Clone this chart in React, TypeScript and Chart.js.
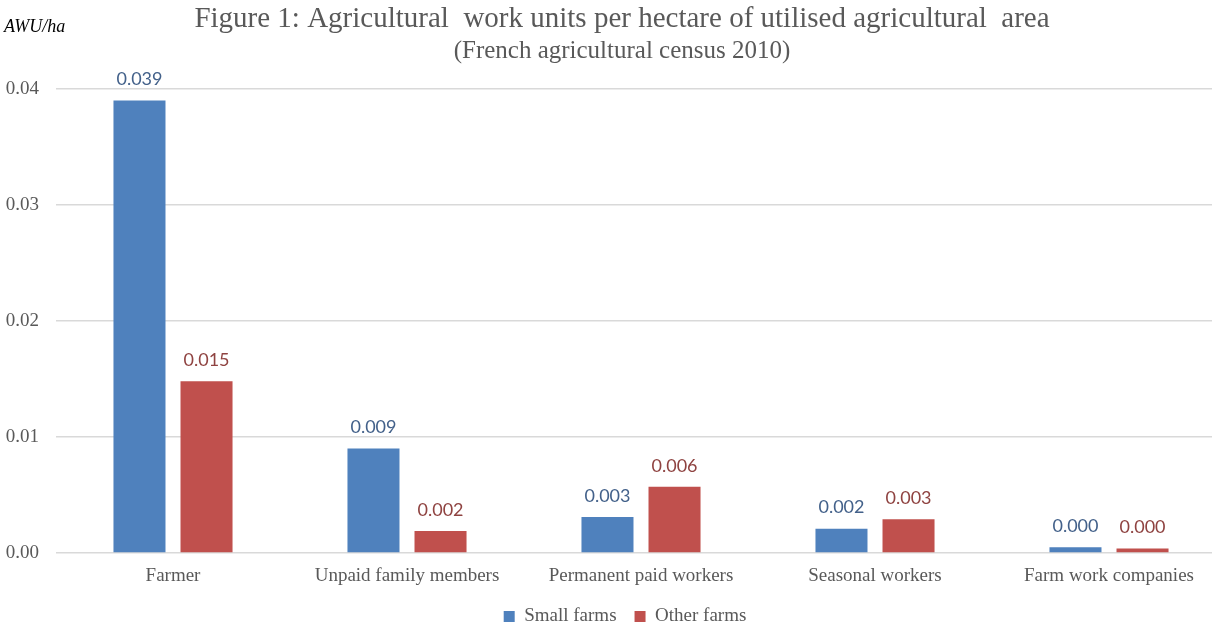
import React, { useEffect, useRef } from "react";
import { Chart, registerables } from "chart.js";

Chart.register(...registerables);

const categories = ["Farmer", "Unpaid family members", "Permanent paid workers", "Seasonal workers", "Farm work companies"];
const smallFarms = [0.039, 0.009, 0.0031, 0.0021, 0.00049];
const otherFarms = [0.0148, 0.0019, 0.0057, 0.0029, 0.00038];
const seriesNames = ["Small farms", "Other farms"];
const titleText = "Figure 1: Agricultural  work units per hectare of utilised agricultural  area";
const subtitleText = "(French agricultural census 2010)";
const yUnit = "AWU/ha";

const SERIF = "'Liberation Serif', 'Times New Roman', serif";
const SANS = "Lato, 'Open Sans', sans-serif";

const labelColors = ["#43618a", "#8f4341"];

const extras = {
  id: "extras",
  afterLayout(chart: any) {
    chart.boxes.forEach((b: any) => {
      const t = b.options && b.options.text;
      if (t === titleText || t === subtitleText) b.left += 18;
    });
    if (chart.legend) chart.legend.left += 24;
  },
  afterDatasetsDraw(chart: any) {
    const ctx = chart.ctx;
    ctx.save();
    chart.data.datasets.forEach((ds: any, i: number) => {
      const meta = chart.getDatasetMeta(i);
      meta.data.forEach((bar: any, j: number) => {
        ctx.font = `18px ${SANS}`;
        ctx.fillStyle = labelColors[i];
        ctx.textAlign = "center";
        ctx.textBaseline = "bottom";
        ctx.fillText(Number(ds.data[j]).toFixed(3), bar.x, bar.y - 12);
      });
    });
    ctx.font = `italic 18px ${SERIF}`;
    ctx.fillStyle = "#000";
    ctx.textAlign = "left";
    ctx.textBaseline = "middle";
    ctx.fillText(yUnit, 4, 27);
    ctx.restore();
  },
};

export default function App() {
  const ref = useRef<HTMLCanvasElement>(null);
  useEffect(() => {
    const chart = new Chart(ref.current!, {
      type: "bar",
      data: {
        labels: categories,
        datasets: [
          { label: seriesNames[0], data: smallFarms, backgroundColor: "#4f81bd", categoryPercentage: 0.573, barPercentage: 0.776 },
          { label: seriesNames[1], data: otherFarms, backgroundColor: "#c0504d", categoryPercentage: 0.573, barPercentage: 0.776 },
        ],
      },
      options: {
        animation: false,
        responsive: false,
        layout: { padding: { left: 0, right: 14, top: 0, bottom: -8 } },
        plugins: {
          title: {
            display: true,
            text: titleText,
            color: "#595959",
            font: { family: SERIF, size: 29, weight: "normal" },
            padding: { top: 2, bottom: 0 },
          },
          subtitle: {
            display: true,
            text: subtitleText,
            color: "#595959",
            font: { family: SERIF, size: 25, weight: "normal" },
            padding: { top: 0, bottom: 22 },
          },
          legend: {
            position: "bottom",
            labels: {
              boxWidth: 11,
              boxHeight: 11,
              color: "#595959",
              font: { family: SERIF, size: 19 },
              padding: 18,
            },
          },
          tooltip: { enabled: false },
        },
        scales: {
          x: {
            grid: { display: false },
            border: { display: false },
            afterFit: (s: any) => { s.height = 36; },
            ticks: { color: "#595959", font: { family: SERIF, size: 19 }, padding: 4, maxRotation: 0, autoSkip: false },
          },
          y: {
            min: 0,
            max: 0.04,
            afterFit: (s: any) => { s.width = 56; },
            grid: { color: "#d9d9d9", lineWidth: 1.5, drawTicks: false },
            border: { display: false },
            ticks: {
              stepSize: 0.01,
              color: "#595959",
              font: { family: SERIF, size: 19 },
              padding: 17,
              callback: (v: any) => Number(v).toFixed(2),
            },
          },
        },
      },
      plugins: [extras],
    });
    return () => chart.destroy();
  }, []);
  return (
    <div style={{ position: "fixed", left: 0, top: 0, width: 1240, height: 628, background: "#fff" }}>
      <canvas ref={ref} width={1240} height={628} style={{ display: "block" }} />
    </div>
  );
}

____

(What you will do) Exactly as written, return every line of the listing, but not the pictures.

(Output below)
Clone this chart in React, TypeScript and Chart.js.
import React, { useEffect, useRef } from "react";
import { Chart, registerables } from "chart.js";

Chart.register(...registerables);

const categories = ["Farmer", "Unpaid family members", "Permanent paid workers", "Seasonal workers", "Farm work companies"];
const smallFarms = [0.039, 0.009, 0.0031, 0.0021, 0.00049];
const otherFarms = [0.0148, 0.0019, 0.0057, 0.0029, 0.00038];
const seriesNames = ["Small farms", "Other farms"];
const titleText = "Figure 1: Agricultural  work units per hectare of utilised agricultural  area";
const subtitleText = "(French agricultural census 2010)";
const yUnit = "AWU/ha";

const SERIF = "'Liberation Serif', 'Times New Roman', serif";
const SANS = "Lato, 'Open Sans', sans-serif";

const labelColors = ["#43618a", "#8f4341"];

const extras = {
  id: "extras",
  afterLayout(chart: any) {
    chart.boxes.forEach((b: any) => {
      const t = b.options && b.options.text;
      if (t === titleText || t === subtitleText) b.left += 18;
    });
    if (chart.legend) chart.legend.left += 24;
  },
  afterDatasetsDraw(chart: any) {
    const ctx = chart.ctx;
    ctx.save();
    chart.data.datasets.forEach((ds: any, i: number) => {
      const meta = chart.getDatasetMeta(i);
      meta.data.forEach((bar: any, j: number) => {
        ctx.font = `18px ${SANS}`;
        ctx.fillStyle = labelColors[i];
        ctx.textAlign = "center";
        ctx.textBaseline = "bottom";
        ctx.fillText(Number(ds.data[j]).toFixed(3), bar.x, bar.y - 12);
      });
    });
    ctx.font = `italic 18px ${SERIF}`;
    ctx.fillStyle = "#000";
    ctx.textAlign = "left";
    ctx.textBaseline = "middle";
    ctx.fillText(yUnit, 4, 27);
    ctx.restore();
  },
};

export default function App() {
  const ref = useRef<HTMLCanvasElement>(null);
  useEffect(() => {
    const chart = new Chart(ref.current!, {
      type: "bar",
      data: {
        labels: categories,
        datasets: [
          { label: seriesNames[0], data: smallFarms, backgroundColor: "#4f81bd", categoryPercentage: 0.573, barPercentage: 0.776 },
          { label: seriesNames[1], data: otherFarms, backgroundColor: "#c0504d", categoryPercentage: 0.573, barPercentage: 0.776 },
        ],
      },
      options: {
        animation: false,
        responsive: false,
        layout: { padding: { left: 0, right: 14, top: 0, bottom: -8 } },
        plugins: {
          title: {
            display: true,
            text: titleText,
            color: "#595959",
            font: { family: SERIF, size: 29, weight: "normal" },
            padding: { top: 2, bottom: 0 },
          },
          subtitle: {
            display: true,
            text: subtitleText,
            color: "#595959",
            font: { family: SERIF, size: 25, weight: "normal" },
            padding: { top: 0, bottom: 22 },
          },
          legend: {
            position: "bottom",
            labels: {
              boxWidth: 11,
              boxHeight: 11,
              color: "#595959",
              font: { family: SERIF, size: 19 },
              padding: 18,
            },
          },
          tooltip: { enabled: false },
        },
        scales: {
          x: {
            grid: { display: false },
            border: { display: false },
            afterFit: (s: any) => { s.height = 36; },
            ticks: { color: "#595959", font: { family: SERIF, size: 19 }, padding: 4, maxRotation: 0, autoSkip: false },
          },
          y: {
            min: 0,
            max: 0.04,
            afterFit: (s: any) => { s.width = 56; },
            grid: { color: "#d9d9d9", lineWidth: 1.5, drawTicks: false },
            border: { display: false },
            ticks: {
              stepSize: 0.01,
              color: "#595959",
              font: { family: SERIF, size: 19 },
              padding: 17,
              callback: (v: any) => Number(v).toFixed(2),
            },
          },
        },
      },
      plugins: [extras],
    });
    return () => chart.destroy();
  }, []);
  return (
    <div style={{ position: "fixed", left: 0, top: 0, width: 1240, height: 628, background: "#fff" }}>
      <canvas ref={ref} width={1240} height={628} style={{ display: "block" }} />
    </div>
  );
}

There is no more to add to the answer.